I think that I can only say "I hope you fall down a well and die" so many times. When you are me, there is at least one person wherever I go that I will be saying that too. I'm not mean, trust me. I'm as far as mean can get. But when people mess with me enough, I kind of just want to quit, give up and say "Go to hell and fall down a well" and then it is on to the next person. People hate me sometimes, and that isn't the low self esteem talking. I could talk about all of the times I've been hit, kicked, punched and waked but I wont. I just keep it inside of me and just something or someone will just do one little thing and I will explode like a volcano.

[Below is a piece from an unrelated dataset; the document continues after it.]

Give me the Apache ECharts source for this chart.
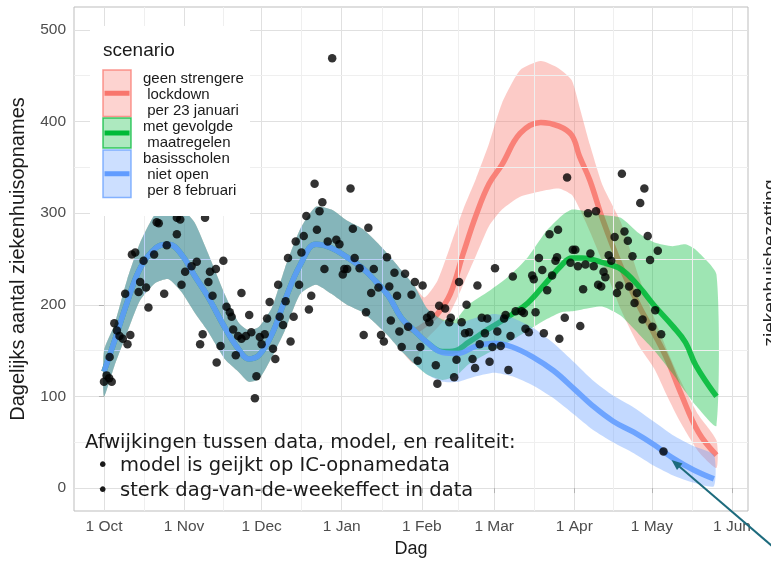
<!DOCTYPE html>
<html>
<head>
<meta charset="utf-8">
<script src="https://cdn.jsdelivr.net/npm/echarts@6/dist/echarts.min.js"></script>
<style>
  html, body { margin: 0; padding: 0; background: #fff; }
  #chart { width: 771px; height: 563px; }
</style>
</head>
<body>
<div id="chart"></div>
<script>
// x = dagen sinds 1 oktober
const monthStarts = [0, 31, 61, 92, 123, 151, 182, 212, 243];
const monthLabels = ['1 Oct', '1 Nov', '1 Dec', '1 Jan', '1 Feb', '1 Mar', '1 Apr', '1 May', '1 Jun'];
const yTicks = [0, 100, 200, 300, 400, 500];
const yMinor = [50, 150, 250, 350, 450];

// gedeelde modelfit (alle scenario's gelijk tot eind januari)
const sharedDays = [0, 4, 9, 14, 20, 25, 30, 35, 40, 47, 52, 56, 60, 65, 70, 76, 82, 88, 94, 100, 105, 110, 115, 120];
const sharedFit  = [127, 160, 203, 240, 262, 266, 255, 232, 210, 174, 152, 141, 145, 168, 205, 244, 266, 262, 252, 240, 226, 210, 186, 172];
const sharedLow  = [100, 133, 170, 205, 224, 228, 214, 192, 172, 140, 127, 116, 119, 143, 172, 212, 222, 212, 200, 192, 180, 166, 150, 136];
const sharedHigh = [150, 178, 228, 268, 300, 308, 305, 290, 258, 210, 181, 172, 176, 197, 240, 283, 307, 304, 292, 283, 270, 255, 238, 221];

// geen strengere lockdown per 23 januari
const redDays = [124, 129, 134, 139, 144, 149, 154, 161, 169, 176, 181, 184, 188, 193, 200, 207, 213, 218, 223, 230, 237];
const redFit  = [178, 190, 212, 256, 298, 332, 353, 387, 399, 395, 385, 362, 336, 293, 242, 199, 168, 140, 105, 61, 36];
const redLow  = [160, 175, 192, 222, 254, 286, 304, 318, 324, 327, 320, 305, 280, 246, 195, 155, 130, 100, 72, 40, 22];
const redHigh = [208, 226, 264, 304, 338, 376, 420, 456, 466, 458, 445, 416, 375, 330, 290, 230, 185, 150, 118, 80, 52];

// met gevolgde maatregelen
const greenDays = [125, 131, 136, 141, 149, 157, 164, 171, 177, 181, 185, 193, 200, 207, 213, 220, 225, 229, 237];
const greenFit  = [159, 149, 150, 159, 174, 188, 202, 224, 243, 251, 251, 246, 239, 220, 199, 177, 159, 134, 100];
const greenLow  = [124, 118, 122, 135, 148, 160, 172, 184, 192, 193, 195, 198, 188, 168, 150, 125, 105, 90, 68];
const greenHigh = [196, 184, 184, 200, 215, 232, 252, 280, 297, 304, 303, 298, 295, 278, 268, 264, 266, 260, 233];

// basisscholen niet open per 8 februari
const blueDays = [125, 131, 137, 144, 151, 158, 166, 174, 182, 189, 197, 205, 213, 220, 228, 236];
const blueFit  = [159, 148, 147, 155, 158, 154, 143, 128, 108, 90, 73, 61, 47, 33, 20, 10];
const blueLow  = [124, 116, 116, 122, 126, 122, 112, 98, 80, 64, 50, 38, 24, 14, 6, 2];
const blueHigh = [196, 183, 180, 186, 190, 186, 175, 158, 137, 118, 101, 88, 72, 58, 46, 36];

// dagelijkse ziekenhuisopnames [dag, aantal]
const admissions = [
  [0,116],[1,123],[2,120],[3,116],[2.2,143],[4,180],[5,172],[6,166],[7.3,163],[9.1,157],[10.2,167],[8.2,212],
  [13.4,214],[14,225],[16.3,219],[17.2,197],[10.8,255],[12.1,257],[15.3,248],[19.4,255],[20.4,290],[21.2,289],
  [24.3,265],[28.2,277],[28.2,295],[29.5,293],[23.3,212],[30,222],[31.4,236],[33.9,242],[35.9,247],[38.2,168],
  [37.2,157],[39.1,295],[41,236],[40.4,225],[42,210],[43.6,137],[46.2,248],[43.3,239],[53.2,213],[47.4,198],
  [48.7,192],[49.4,187],[56.2,189],[50,173],[51.9,166],[53.2,163],[54.9,166],[57,170],[60.3,165],[62.2,168],
  [61,157],[45.1,155],[51,145],[59,122],[58.4,98],[64.1,203],[63.1,185],[67.4,222],[68,187],[69.3,178],
  [70.3,204],[65.4,152],[66.3,141],[72.2,160],[73.4,187],[71.2,251],[74.2,269],[76.4,257],[75.5,222],[77.3,275],
  [78.3,297],[82.4,282],[83.4,302],[84.5,312],[80.2,210],[79.3,195],[85.3,239],[86.6,269],[81.5,332],
  [88.3,469],[95.4,327],[96.3,283],[102.3,284],[89.9,271],[91.1,266],[97,251],[93,239],[94.1,239],[92.4,233],
  [98.9,240],[104.4,239],[109.5,252],[112.4,235],[116.5,234],[103.4,213],[106.2,219],[110.4,220],[113.4,210],
  [119,211],[120.3,225],[123.3,221],[101.4,192],[100.5,167],[107.2,167],[108.3,160],[111,183],[114.3,171],
  [117.7,176],[115.2,154],[122.4,154],[121.4,139],[125,186],[126.5,189],[125.9,181],[129.7,199],[128.4,134],[129,114],
  [137.4,225],[144.5,221],[151.3,240],[158.2,231],[132,196],[134.2,186],[133.6,181],[140.3,200],[138.4,181],
  [139.7,169],[141.3,170],[146.2,186],[148.3,185],[147.4,169],[145.4,157],[150.3,154],[152.2,171],[153.5,155],
  [154.8,185],[155.4,189],[157.3,166],[159.3,193],[161.6,193],[162.5,191],[167,192],[149.2,138],[142.6,141],
  [143.6,131],[136.4,140],[135.5,121],[156.5,129],[163.1,174],[164.4,170],[170.2,169],[176.2,163],[172.4,277],
  [168.3,251],[165.7,232],[166.3,228],[169.6,238],[173.4,232],[174.7,248],[171.5,216],[175.7,282],[175.3,252],
  [179.2,339],[200.4,343],[209.1,327],[207.5,311],[187.3,300],[190.4,302],[201.4,280],[197.6,274],[202.7,270],
  [210.4,275],[214.3,259],[211.3,249],[204.5,253],[181.4,260],[182.4,260],[188.2,256],[195.3,254],[196.3,248],
  [180.5,246],[183.4,242],[186.3,244],[189.5,242],[193.3,236],[194,230],[191.2,222],[192.4,220],[199.4,221],
  [203.2,220],[198.5,213],[206.2,213],[205.3,202],[185.4,217],[213.3,194],[208.4,184],[212.2,176],[215.6,168],
  [178.3,186],[184.3,177],[216.5,40]
];

const scenarios = [
  { name: 'geen strengere\n lockdown\n per 23 januari', color: '#F8766D',
    days: redDays, fit: redFit, low: redLow, high: redHigh },
  { name: 'met gevolgde\n maatregelen', color: '#00BA38',
    days: greenDays, fit: greenFit, low: greenLow, high: greenHigh },
  { name: 'basisscholen\n niet open\n per 8 februari', color: '#619CFF',
    days: blueDays, fit: blueFit, low: blueLow, high: blueHigh }
];

const notes = [
  'Afwijkingen tussen data, model, en realiteit:',
  'model is geijkt op IC-opnamedata',
  'sterk dag-van-de-weekeffect in data'
];

// hulplijnen halverwege de maanden (ggplot minor breaks)
const xMinor = monthStarts.slice(1).map((m, i) => (m + monthStarts[i]) / 2);

const chart = echarts.init(document.getElementById('chart'));
const series = [];

series.push({
  type: 'line', data: [], silent: true, z: 1,
  markLine: {
    silent: true, symbol: 'none', label: { show: false },
    lineStyle: { color: '#efefef', width: 1, type: 'solid' },
    data: xMinor.map(v => ({ xAxis: v })).concat(yMinor.map(v => ({ yAxis: v })))
  }
});

// band als één polygoon: bovenrand heen, onderrand terug
function bandRenderer(color) {
  return function (params, api) {
    if (params.dataIndexInside !== 0) return null;
    const top = [], bottom = [];
    for (let i = 0; i < params.dataInsideLength; i++) {
      top.push(api.coord([api.value(0, i), api.value(2, i)]));
      bottom.push(api.coord([api.value(0, i), api.value(1, i)]));
    }
    return {
      type: 'polygon',
      shape: { points: top.concat(bottom.reverse()), smooth: 0.2 },
      style: { fill: color, opacity: 0.38 }
    };
  };
}

// volgorde zoals in ggplot: lint en lijn per scenario, later scenario erover
scenarios.forEach((s, k) => {
  const days = sharedDays.concat(s.days);
  const fit = sharedFit.concat(s.fit);
  const low = sharedLow.concat(s.low);
  const high = sharedHigh.concat(s.high);
  series.push({
    type: 'custom', silent: true, z: 2 + k * 2,
    renderItem: bandRenderer(s.color),
    encode: { x: 0, y: [1, 2] },
    data: days.map((d, i) => [d, low[i], high[i]])
  });
  series.push({
    type: 'line', symbol: 'none', smooth: 0.4, silent: true, z: 3 + k * 2,
    lineStyle: { color: s.color, width: 5.5, opacity: 0.88 },
    data: days.map((d, i) => [d, fit[i]])
  });
});

series.push({
  type: 'scatter', data: admissions, symbolSize: 8.5,
  itemStyle: { color: '#000' }, z: 10
});

// legenda (in het paneel, met witte achtergrond)
const keyTop = [70, 118, 150];
const keyHeight = [46.5, 30, 47.5];
const graphic = [
  { type: 'rect', z: 50, shape: { x: 90, y: 26, width: 160, height: 190 }, style: { fill: '#fff' } },
  { type: 'text', z: 51, x: 103, y: 51,
    style: { text: 'scenario', fontSize: 19, fontFamily: 'Liberation Sans', fill: '#1a1a1a', verticalAlign: 'middle' } }
];
scenarios.forEach((s, k) => {
  const y0 = keyTop[k], h = keyHeight[k];
  graphic.push({ type: 'rect', z: 51, shape: { x: 103, y: y0, width: 28, height: h },
    style: { fill: echarts.color.modifyAlpha(s.color, 0.32), stroke: echarts.color.modifyAlpha(s.color, 0.75), lineWidth: 1.5 } });
  graphic.push({ type: 'line', z: 52, shape: { x1: 104.5, y1: y0 + h / 2, x2: 129.5, y2: y0 + h / 2 },
    style: { stroke: s.color, lineWidth: 5 } });
  graphic.push({ type: 'text', z: 52, x: 143, y: y0 + 0.5,
    style: { text: s.name, fontSize: 15, lineHeight: 16.2, fontFamily: 'Liberation Sans', fill: '#1a1a1a', verticalAlign: 'top' } });
});

// toelichting onderin
graphic.push({ type: 'text', z: 52, x: 85, y: 443,
  style: { text: notes[0], fontSize: 19.5, fontFamily: 'DejaVu Sans', fill: '#1a1a1a', verticalAlign: 'middle' } });
[notes[1], notes[2]].forEach((t, i) => {
  const y = 466 + i * 25;
  graphic.push({ type: 'text', z: 52, x: 97, y: y,
    style: { text: '\u2022', fontSize: 19.5, fontFamily: 'DejaVu Sans', fill: '#1a1a1a', verticalAlign: 'middle' } });
  graphic.push({ type: 'text', z: 52, x: 120, y: y,
    style: { text: t, fontSize: 19.5, fontFamily: 'DejaVu Sans', fill: '#1a1a1a', verticalAlign: 'middle' } });
});

// rand van de naastgelegen figuur + pijl
graphic.push({ type: 'text', z: 52, x: 771, y: 263, rotation: Math.PI / 2,
  style: { text: 'ziekenhuisbezetting', fontSize: 19, fontFamily: 'Liberation Sans', fill: '#222', align: 'center', verticalAlign: 'middle' } });
graphic.push({ type: 'line', z: 52, shape: { x1: 772, y1: 546, x2: 677, y2: 464.5 },
  style: { stroke: '#1d6b7d', lineWidth: 2 } });
graphic.push({ type: 'polygon', z: 52, shape: { points: [[671.5, 460], [682.5, 463.5], [677, 470]] },
  style: { fill: '#1d6b7d' } });

chart.setOption({
  animation: false,
  backgroundColor: '#fff',
  textStyle: { fontFamily: 'Liberation Sans' },
  grid: { left: 72, top: 7, width: 676, height: 506, show: true, borderColor: '#bdbdbd', borderWidth: 1, backgroundColor: '#fff' },
  xAxis: {
    type: 'value', min: -11.6, max: 249.2,
    axisLine: { show: false },
    axisTick: { customValues: monthStarts, length: 5, lineStyle: { color: '#b3b3b3' } },
    axisLabel: { customValues: monthStarts, margin: 8, fontSize: 15.5, color: '#4d4d4d',
      formatter: v => monthLabels[monthStarts.indexOf(v)] },
    splitLine: { show: true, lineStyle: { color: '#e0e0e0', width: 1 } },
    name: 'Dag', nameLocation: 'middle', nameGap: 29,
    nameTextStyle: { fontSize: 18, color: '#1a1a1a' }
  },
  yAxis: {
    type: 'value', min: -25, max: 525,
    axisLine: { show: false },
    axisTick: { show: true, customValues: yTicks, length: 5, lineStyle: { color: '#b3b3b3' } },
    axisLabel: { customValues: yTicks, margin: 8, fontSize: 15.5, color: '#4d4d4d' },
    splitLine: { show: true, lineStyle: { color: '#e0e0e0', width: 1 } },
    name: 'Dagelijks aantal ziekenhuisopnames', nameLocation: 'middle', nameGap: 46, nameRotate: 90,
    nameTextStyle: { fontSize: 20, color: '#1a1a1a' }
  },
  graphic: graphic,
  series: series
});
</script>
</body>
</html>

If it doesn't come out, then I will just keep it in. And thank God that I didn't kill myself this Friday. I just don't go and say "Oh, well my life sucks, let me go kill myself." I work my way up. I cry to start off because I'm upset. If crying doesn't work, then I try to do something fun, if that doesn't work, then I think bad thoughts, and if that doesn't work I try to talk to someone about it, but no one wants to talk. The last resort that I turn to is harming myself. I haven't harmed myself in about 3 or 4 years, which is a good thing, but when I feel like this, I just hurt myself with my own thoughts. I found it strange this weekend though because I just couldn't harm myself. I don't know if it was all me, but I just couldn't do it. I guess I had to write this instead.
The other debate coach kept repeating this quote with tears in their eyes but I can't for the life of me remember what it was. I was forgetting it on purpose, but it went along the lines of "go for what you want" and "get what you deserve". I want to say that I didn't care, but I do care about what was said. And I will try my best to get what I deserve in life, even if it takes a damn long time. I have another meeting with the coaches soon, and you can bet 3 dollars that something is going to change and it won't be a "pity party".
If you read all of this. Thank you. I really need someone right now.